Wardrobe, too, has received a contemporary facelift - costume designer Renee Ehrlich Kalfus has given Annie and her co-stars some thoroughly modern threads.

And, of course, that contemporary feeling extends to the iconic songs as well, including "Tomorrow," "It's the Hard-Knock Life," "You're Never Fully Dressed Without a Smile," "Maybe," and many others. The music is overseen by veteran executive music producer Greg Kurstin, with the superstar Sia updating the classic songs.

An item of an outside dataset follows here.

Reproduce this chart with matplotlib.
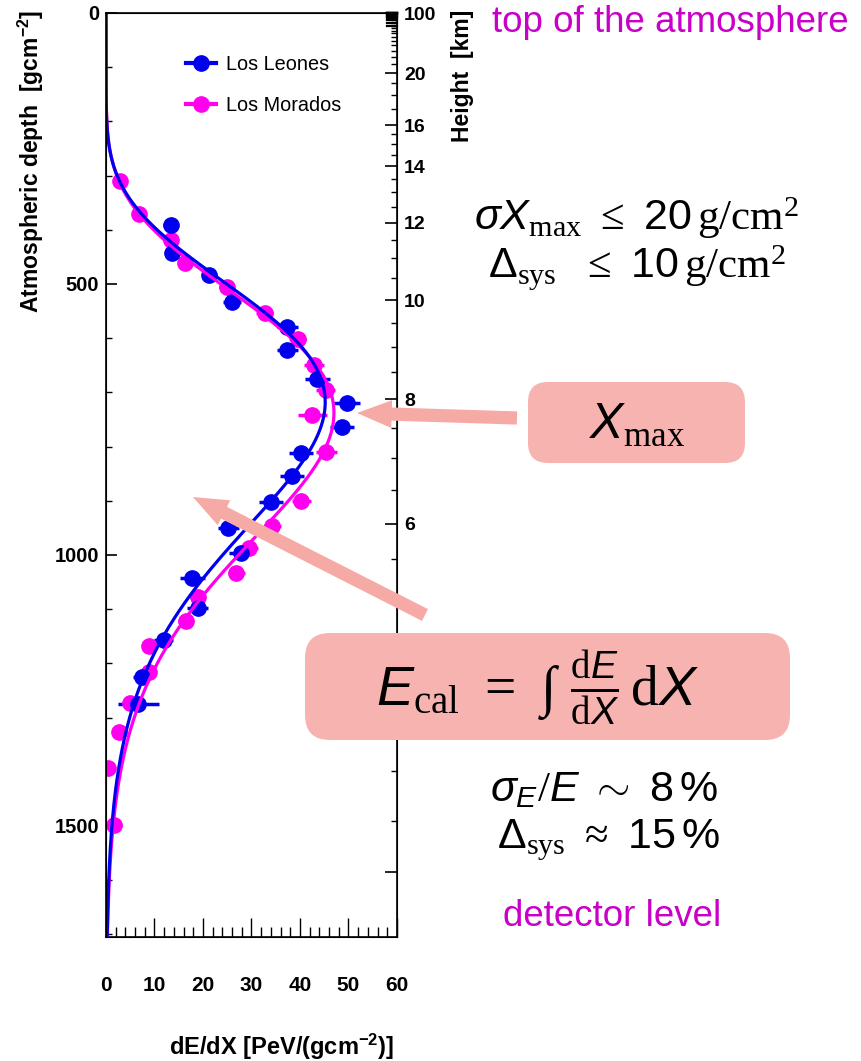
import numpy as np
import matplotlib.pyplot as plt
from matplotlib.lines import Line2D
from matplotlib.patches import FancyBboxPatch, FancyArrowPatch
from matplotlib.ticker import MultipleLocator

plt.rcParams['font.family'] = ['Liberation Sans', 'DejaVu Sans']
plt.rcParams['mathtext.fontset'] = 'custom'
plt.rcParams['mathtext.rm'] = 'Liberation Serif'
plt.rcParams['mathtext.it'] = 'Liberation Sans:italic'
plt.rcParams['mathtext.sf'] = 'Liberation Sans'
plt.rcParams['mathtext.bf'] = 'Liberation Sans:bold'

# Los Leones longitudinal profile
leones_depth = [391, 443, 483, 533, 579, 622, 676, 719, 764, 811, 854, 902,
                951, 997, 1043, 1098, 1157, 1225, 1275]
leones_dedx = [13.3, 13.6, 21.3, 26.0, 37.4, 37.4, 43.6, 49.6, 48.7, 40.2,
               38.4, 34.0, 25.2, 27.9, 17.8, 18.9, 11.9, 7.5, 6.7]
leones_err = [1.5, 1.5, 1.5, 1.8, 2.2, 2.2, 2.5, 2.8, 2.5, 2.5, 2.5, 2.5,
              2.2, 2.6, 2.6, 2.2, 2.0, 2.0, 4.3]

# Los Morados longitudinal profile
morados_depth = [310, 370, 418, 462, 506, 554, 601, 650, 696, 742, 810, 901,
                 946, 987, 1034, 1077, 1121, 1168, 1216, 1274, 1326, 1394, 1498]
morados_dedx = [2.9, 6.9, 13.4, 16.2, 24.9, 32.7, 39.5, 42.9, 45.3, 42.5,
                45.4, 40.3, 34.3, 29.5, 26.9, 18.9, 16.4, 8.9, 8.8, 5.0,
                2.7, 0.5, 1.6]
morados_err = [1.2, 1.2, 1.2, 1.2, 1.5, 1.8, 1.8, 2.0, 2.0, 3.0, 2.2, 2.0,
               1.8, 1.8, 1.8, 1.5, 1.5, 1.5, 1.5, 1.5, 1.2, 1.2, 1.6]

# Gaisser-Hillas fit parameters (Emax, Xmax, lambda, X0)
leones_fit = (45.2, 718.0, 70.0, 0.0)
morados_fit = (47.0, 738.0, 66.0, -50.0)

# height axis
height_major = [100, 20, 16, 14, 12, 10, 8, 6, 4, 2]
height_labels = ['100', '20', '16', '14', '12', '10', '8', '6', '', '']
height_minor = ([2.5, 3, 3.5, 4.5, 5, 5.5, 6.5, 7, 7.5, 8.5, 9, 9.5, 10.5, 11,
                 11.5, 12.5, 13, 13.5, 14.5, 15, 15.5, 17, 18, 19, 21, 22,
                 23, 24, 25, 26, 27, 28, 29, 30, 32, 34, 36, 38, 40, 45, 50,
                 55, 60, 70, 80, 90])
height_dense = [30, 32, 34, 36, 38, 40, 45, 50, 55, 60, 70, 80, 90]
sec_theta = 1.95

LEONES = '#0000ee'
MORADOS = '#ff00ee'
BOX = '#f7b3af'
ARROW = '#f5aaa5'
MAGENTA = '#c800c8'


def gaisser_hillas(X, emax, xmax, lam, x0):
    t = np.clip((X - x0) / (xmax - x0), 1e-9, None)
    return emax * t ** ((xmax - x0) / lam) * np.exp((xmax - X) / lam)


def slant_depth(h_km):
    """US standard atmosphere (Linsley), slant depth along the shower axis"""
    h = np.asarray(h_km, dtype=float) * 1e5
    vert = np.select(
        [h < 4e5, h < 1e6, h < 4e6, h < 1e7],
        [-186.555305 + 1222.6562 * np.exp(-h / 994186.38),
         -94.919 + 1144.9069 * np.exp(-h / 878153.55),
         0.61289 + 1305.5948 * np.exp(-h / 636143.04),
         540.1778 * np.exp(-h / 772170.16)],
        0.0)
    return sec_theta * vert


fig = plt.figure(figsize=(8.62, 10.61), dpi=100)
ax = fig.add_axes([106 / 862, 1 - 937 / 1061, 291 / 862, 924 / 1061])

ax.errorbar(morados_dedx, morados_depth, xerr=morados_err, fmt='o',
            color=MORADOS, ms=11, elinewidth=2.5, capsize=0, zorder=3)
ax.errorbar(leones_dedx, leones_depth, xerr=leones_err, fmt='o',
            color=LEONES, ms=11, elinewidth=2.5, capsize=0, zorder=3)

X = np.linspace(0, 1705, 800)
ax.plot(gaisser_hillas(X, *morados_fit), X, color=MORADOS, lw=2.3, zorder=4)
ax.plot(gaisser_hillas(X, *leones_fit), X, color=LEONES, lw=2.3, zorder=4)

ax.set_xlim(0, 60)
ax.set_ylim(1705, 0)
ax.set_xticks(range(0, 61, 10))
ax.xaxis.set_minor_locator(MultipleLocator(2))
ax.set_yticks([0, 500, 1000, 1500])
ax.yaxis.set_minor_locator(MultipleLocator(100))
ax.tick_params(axis='x', which='major', direction='in', length=14, width=1,
               pad=28, labelsize=15)
ax.tick_params(axis='x', which='minor', direction='in', length=7, width=1)
ax.tick_params(axis='y', which='major', direction='in', length=8, width=1.2,
               pad=5, labelsize=14.5)
ax.tick_params(axis='y', which='minor', direction='in', length=4, width=1)
for lab in ax.get_xticklabels() + ax.get_yticklabels():
    lab.set_fontweight('bold')
for sp in ax.spines.values():
    sp.set_linewidth(1.2)

ax2 = ax.twinx()
ax2.set_ylim(1705, 0)
ax2.set_yticks(slant_depth(height_major), height_labels, fontweight='bold')
ax2.set_yticks(slant_depth(height_minor), minor=True)
ax2.tick_params(axis='y', which='major', direction='in', length=9, width=1.2,
                pad=5, labelsize=14)
ax2.tick_params(axis='y', which='minor', direction='in', length=4.5, width=1)
# the crowded high-altitude ticks merge into a solid block
for d in slant_depth(height_dense):
    ax2.plot([0.965, 1.0], [d, d], color='black', lw=1.6,
             transform=ax2.get_yaxis_transform(), clip_on=False)

handles = [Line2D([], [], color=LEONES, lw=3, marker='o', ms=11),
           Line2D([], [], color=MORADOS, lw=3, marker='o', ms=11)]
ax.legend(handles, ['Los Leones', 'Los Morados'], loc='upper left',
          bbox_to_anchor=(0.24, 0.965), frameon=False, fontsize=14.3,
          handlelength=1.5, handletextpad=0.55, labelspacing=1.1,
          numpoints=1, borderpad=0)

T = fig.dpi_scale_trans


def px(x, y):
    return (x / 100, (1061 - y) / 100)


fig.text(*px(31, 10), 'Atmospheric depth  [gcm$^{\\mathbf{-2}}$]',
         rotation=90, ha='center', va='top', fontsize=16.5,
         fontweight='bold', transform=T)
fig.text(*px(462, 10), 'Height  [km]', rotation=90, ha='center', va='top',
         fontsize=16.5, fontweight='bold', transform=T)
fig.text(*px(282, 1047), 'dE/dX [PeV/(gcm$^{\\mathbf{-2}}$)]', ha='center',
         va='center', fontsize=17, fontweight='bold', transform=T)

# annotations
for tail, head in [((517, 418), (357, 413)), ((425, 615), (193, 497))]:
    fig.add_artist(FancyArrowPatch(
        px(*tail), px(*head), transform=T, color=ARROW, lw=0,
        arrowstyle='simple,head_length=2.5,head_width=2.0,tail_width=0.95',
        mutation_scale=10, shrinkA=0, shrinkB=0))

fig.add_artist(FancyBboxPatch(px(528, 463), 2.17, 0.81, transform=T,
                              boxstyle='round,pad=0,rounding_size=0.2',
                              fc=BOX, ec='none'))
fig.add_artist(FancyBboxPatch(px(305, 740), 4.85, 1.07, transform=T,
                              boxstyle='round,pad=0,rounding_size=0.25',
                              fc=BOX, ec='none'))

fig.text(*px(670, 22), 'top of the atmosphere', ha='center', va='center',
         fontsize=26.5, color=MAGENTA, transform=T)
fig.text(*px(612, 917), 'detector level', ha='center', va='center',
         fontsize=26.5, color=MAGENTA, transform=T)
fig.text(*px(637, 218),
         r'$\sigma X_{\rm max}\ \leq\ \mathsf{20}\,{\rm g/cm^2}$',
         ha='center', va='center', fontsize=31, transform=T)
fig.text(*px(637, 268),
         r'$\mathsf{\Delta}_{\rm sys}\ \ \leq\ \mathsf{10}\,{\rm g/cm^2}$',
         ha='center', va='center', fontsize=31, transform=T)
fig.text(*px(637, 425), r'$X_{\rm max}$', ha='center', va='center',
         fontsize=36, transform=T)
fig.text(*px(538, 688),
         r'$E_{\rm cal}\ =\ \int\ \frac{{\rm d}E}{{\rm d}X}\,{\rm d}X$',
         ha='center', va='center', fontsize=40, transform=T)
fig.text(*px(604, 790), r'$\sigma_E/E\ \sim\ \mathsf{8\,\%}$',
         ha='center', va='center', fontsize=31, transform=T)
fig.text(*px(608, 840), r'$\mathsf{\Delta}_{\rm sys}\ \approx\ \mathsf{15\,\%}$',
         ha='center', va='center', fontsize=31, transform=T)

fig.savefig('out.png', dpi=100)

Much of the work in updating the songs comes in the arrangements and the choice of instruments. "The original versions were arranged with more traditional stage instruments - woodwinds, brass, strings, a small ensemble," Kurstin explains. "Instead of that, I've added real drums, bass, guitars, modern keyboards - treating it like I would a pop song of today." Kurstin would play many of the instruments himself, in his studio, bringing in drummers, or brass, or strings as necessary. For one song, he even called in a marching band.

In addition, Annie features three new songs - "Who Am I?," "Opportunity," and "The City's Yours" - that the music team worked to blend seamlessly in with the iconic songs and score. "The new songs are just some of the best, well-written songs I've ever had to work with," executive music supervisor Matt Sullivan says. "They're really fantastic."

"Sia blew it out of the water," adds Cameron Diaz, who plays Miss Hannigan, Annie's foster mother. "There are so many amazing songs, new and old, and we were still singing them when we went home at the end of each day. The music is so much fun."